Out of the three varieties of seaweeds, Sea6 uses red seaweed in particular because it is found frequently in the tropical waters and also has high productivity. Mr Suryanarayan says, "We have always waited for others to develop solutions and then implemented them. There are very few home-grown solutions. We have to start thinking what we can do for the fuel problem in India. Red seaweed is one of the highest biomass producers per hectare."

The first hurdle which Sea6 Energy needed to overcome was to cultivate seaweeds at a cheaper and effective rate. Sea6 realized that bamboo rafts (on which seaweeds were cultivated traditionally) break because of their rigid structures. The company then developed an offshore farming system based on marine plastics polymer. It has also filed application to patent this system.


The next hurdle was to find enzymes that would break the sugars inside seaweeds. Red seaweed has more than 50 percent dry weight as carbohydrate. This is a galacto polymer which needs to be converted to monosaccharides and this is where the company needs the enzymes. For this, the company has recently partnered with Novozymes as these enzymes are not commercial enzymes but research enzymes and need to work in the salt water system.

The company believes that tapping the ocean for fuel, eradicates the problem of land and moreover if the system works in salt water, then need for fresh water will be eliminated too. Therefore, the company at the moment is currently focused on getting enzymes and fermenting strains that would work in salt water.

Sea6 Energy, which was founded in July 2010, was initially funded by Mr Shrikumar and a few IIT Madras alumini who chipped in about $202,044. Later, one of the co-founders managed to get a crucial government grant. IIT Madras incubated the company giving access to running lab space and functional instrumentation. The company has also been awarded BIPP grant and is soon going to sign the agreement. The company has managed to raise $2.02 million and now the aim is to raise another $8.08 million to build demonstration plant.

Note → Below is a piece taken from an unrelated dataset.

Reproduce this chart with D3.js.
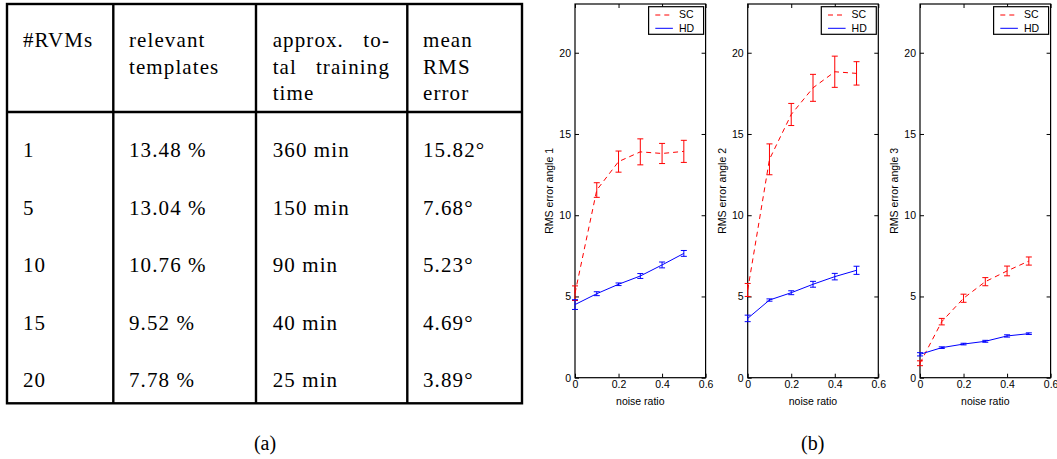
<!DOCTYPE html>
<html>
<head>
<meta charset="utf-8">
<script src="https://cdn.jsdelivr.net/npm/d3@7"></script>
<style>
  body { margin: 0; background: #fff; }
  svg { display: block; }
</style>
</head>
<body>
<script>
// ---- table (a) data ----
var rvms = ["1", "5", "10", "15", "20"];
var relevantTemplates = ["13.48 %", "13.04 %", "10.76 %", "9.52 %", "7.78 %"];
var trainingTime = ["360 min", "150 min", "90 min", "40 min", "25 min"];
var meanRmsError = ["15.82°", "7.68°", "5.23°", "4.69°", "3.89°"];

// header cells, one entry per line; two words = justified line
var headerLines = [
  [["#RVMs"]],
  [["relevant"], ["templates"]],
  [["approx.", "to-"], ["tal", "training"], ["time"]],
  [["mean"], ["RMS"], ["error"]]
];

// ---- plots (b) data ----
var noiseRatio = [0, 0.1, 0.2, 0.3, 0.4, 0.5];
var seriesNames = ["SC", "HD"];

var scAngle1 = [5.2, 11.55, 13.3, 13.9, 13.8, 13.93];
var scAngle1Err = [0.45, 0.45, 0.65, 0.8, 0.62, 0.68];
var hdAngle1 = [4.5, 5.17, 5.75, 6.26, 6.94, 7.65];
var hdAngle1Err = [0.3, 0.12, 0.08, 0.15, 0.18, 0.18];

var scAngle2 = [5.4, 13.44, 16.2, 17.84, 18.83, 18.73];
var scAngle2Err = [0.4, 0.95, 0.68, 0.83, 0.96, 0.72];
var hdAngle2 = [3.65, 4.78, 5.23, 5.75, 6.22, 6.61];
var hdAngle2Err = [0.2, 0.07, 0.12, 0.18, 0.2, 0.25];

var scAngle3 = [0.89, 3.45, 4.89, 5.91, 6.57, 7.18];
var scAngle3Err = [0.15, 0.2, 0.25, 0.25, 0.3, 0.25];
var hdAngle3 = [1.44, 1.85, 2.07, 2.24, 2.57, 2.71];
var hdAngle3Err = [0.1, 0.05, 0.05, 0.06, 0.07, 0.05];

var xTicks = [0, 0.2, 0.4, 0.6];
var yTicks = [0, 5, 10, 15, 20];

var svg = d3.select("body").append("svg")
  .attr("width", 1057)
  .attr("height", 459);

/** Table (a) **/
var serif = "'Liberation Serif', 'Times New Roman', serif";
var tbl = svg.append("g");
var colX = [7, 113.3, 256, 407.3, 522];      // border positions
var textX = [23, 129, 272.7, 423];
var colRight = [null, null, 390, null];
var tTop = 4, tHead = 112, tBottom = 403.3;

tbl.append("rect")
  .attr("x", colX[0]).attr("y", tTop)
  .attr("width", colX[4] - colX[0]).attr("height", tBottom - tTop)
  .attr("fill", "none").attr("stroke", "#000").attr("stroke-width", 2.4);
tbl.selectAll("line.col")
  .data(colX.slice(1, 4))
  .enter().append("line")
  .attr("x1", function (d) { return d; }).attr("x2", function (d) { return d; })
  .attr("y1", tTop).attr("y2", tBottom)
  .attr("stroke", "#000").attr("stroke-width", 2.4);
tbl.append("line")
  .attr("x1", colX[0]).attr("x2", colX[4])
  .attr("y1", tHead).attr("y2", tHead)
  .attr("stroke", "#000").attr("stroke-width", 2.4);

function cellText(x, y, s, anchor) {
  tbl.append("text")
    .attr("x", x).attr("y", y)
    .attr("text-anchor", anchor || "start")
    .style("font-family", serif)
    .style("font-size", "21px")
    .style("letter-spacing", "1.1px")
    .text(s);
}

headerLines.forEach(function (lines, c) {
  lines.forEach(function (words, l) {
    var y = 47 + l * 26.7;
    cellText(textX[c], y, words[0]);
    if (words.length > 1) cellText(colRight[c], y, words[1], "end");
  });
});

var columns = [rvms, relevantTemplates, trainingTime, meanRmsError];
columns.forEach(function (col, c) {
  col.forEach(function (s, r) {
    cellText(textX[c], 157 + r * 57.5, s);
  });
});

svg.append("text")
  .attr("x", 265).attr("y", 450)
  .attr("text-anchor", "middle")
  .style("font-family", serif).style("font-size", "20px")
  .text("(a)");

/** Plots (b) **/
var sans = "'Liberation Sans', Arial, Helvetica, sans-serif";
var panels = [
  { left: 575, label: "RMS error angle 1", sc: scAngle1, scErr: scAngle1Err, hd: hdAngle1, hdErr: hdAngle1Err },
  { left: 747.7, label: "RMS error angle 2", sc: scAngle2, scErr: scAngle2Err, hd: hdAngle2, hdErr: hdAngle2Err },
  { left: 920, label: "RMS error angle 3", sc: scAngle3, scErr: scAngle3Err, hd: hdAngle3, hdErr: hdAngle3Err }
];
var pW = 130.6, pTop = 4, pH = 373.7;

var x = d3.scaleLinear().domain([0, 0.6]).range([0, pW]);
var y = d3.scaleLinear().domain([0, 23]).range([pH, 0]);

panels.forEach(function (p) {
  var g = svg.append("g").attr("transform", "translate(" + p.left + "," + pTop + ")");

  // ticks inside, matlab style
  var ax = [
    g.append("g").attr("transform", "translate(0," + pH + ")")
      .call(d3.axisBottom(x).tickValues(xTicks).tickSize(-4).tickPadding(3)
        .tickFormat(function (d) { return d === 0 ? "0" : d3.format(".1f")(d); })),
    g.append("g")
      .call(d3.axisTop(x).tickValues(xTicks).tickSize(-4).tickFormat("")),
    g.append("g")
      .call(d3.axisLeft(y).tickValues(yTicks).tickSize(-4).tickPadding(4)),
    g.append("g").attr("transform", "translate(" + pW + ",0)")
      .call(d3.axisRight(y).tickValues(yTicks).tickSize(-4).tickFormat(""))
  ];
  ax.forEach(function (a) {
    a.select(".domain").remove();
    a.selectAll("text").style("font-family", sans).style("font-size", "10.5px").attr("fill", "#000");
    a.selectAll("line").attr("stroke", "#000");
  });

  g.append("rect")
    .attr("width", pW).attr("height", pH)
    .attr("fill", "none").attr("stroke", "#000").attr("stroke-width", 1.2);

  var series = [
    { vals: p.sc, err: p.scErr, color: "#ff0000", dash: "5,4" },
    { vals: p.hd, err: p.hdErr, color: "#0000ff", dash: null }
  ];

  series.forEach(function (s) {
    var pts = noiseRatio.map(function (n, i) { return { n: n, v: s.vals[i], e: s.err[i] }; });
    var line = d3.line()
      .x(function (d) { return x(d.n); })
      .y(function (d) { return y(d.v); });
    g.append("path")
      .datum(pts)
      .attr("d", line)
      .attr("fill", "none")
      .attr("stroke", s.color)
      .attr("stroke-width", 1)
      .attr("stroke-dasharray", s.dash);

    var eb = g.selectAll(null).data(pts).enter().append("g").attr("stroke", s.color).attr("stroke-width", 1);
    eb.append("line")
      .attr("x1", function (d) { return x(d.n); }).attr("x2", function (d) { return x(d.n); })
      .attr("y1", function (d) { return y(d.v - d.e); }).attr("y2", function (d) { return y(d.v + d.e); });
    eb.append("line")
      .attr("x1", function (d) { return x(d.n) - 3; }).attr("x2", function (d) { return x(d.n) + 3; })
      .attr("y1", function (d) { return y(d.v - d.e); }).attr("y2", function (d) { return y(d.v - d.e); });
    eb.append("line")
      .attr("x1", function (d) { return x(d.n) - 3; }).attr("x2", function (d) { return x(d.n) + 3; })
      .attr("y1", function (d) { return y(d.v + d.e); }).attr("y2", function (d) { return y(d.v + d.e); });
  });

  // axis labels
  g.append("text")
    .attr("x", pW / 2).attr("y", pH + 27)
    .attr("text-anchor", "middle")
    .style("font-family", sans).style("font-size", "10.5px")
    .text("noise ratio");
  g.append("text")
    .attr("transform", "translate(-22," + (pH / 2) + ")rotate(-90)")
    .attr("text-anchor", "middle")
    .style("font-family", sans).style("font-size", "10.5px")
    .text(p.label);

  // legend
  var lg = g.append("g").attr("transform", "translate(" + (pW - 57) + ",2.7)");
  lg.append("rect")
    .attr("width", 55).attr("height", 27.6)
    .attr("fill", "#fff").attr("stroke", "#000").attr("stroke-width", 1.2);
  seriesNames.forEach(function (name, i) {
    var ly = 8.3 + i * 13.3;
    lg.append("line")
      .attr("x1", 6.7).attr("x2", 24.3).attr("y1", ly).attr("y2", ly)
      .attr("stroke", series[i].color).attr("stroke-width", 1)
      .attr("stroke-dasharray", series[i].dash ? "5,4" : null);
    lg.append("text")
      .attr("x", 30.3).attr("y", ly + 3.5)
      .style("font-family", sans).style("font-size", "10.5px")
      .text(name);
  });
});

svg.append("text")
  .attr("x", 812.7).attr("y", 450)
  .attr("text-anchor", "middle")
  .style("font-family", serif).style("font-size", "20px")
  .text("(b)");
</script>
</body>
</html>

"When we set out one-and-a-half years ago, we just had ideas. The theory seemed perfect. We have proved those theoretical assumptions and are able to produce ethanol on lab scale. In the next two years, we should be in a position to have cracked the commercial hurdles. We need to set up pilot facilities to demonstrate this. In two years we should reach the benchmarks to make commercially viable biofuel. If we can develop this technology, we can have all land for food and fuel can come from the sea," concludes the chairman.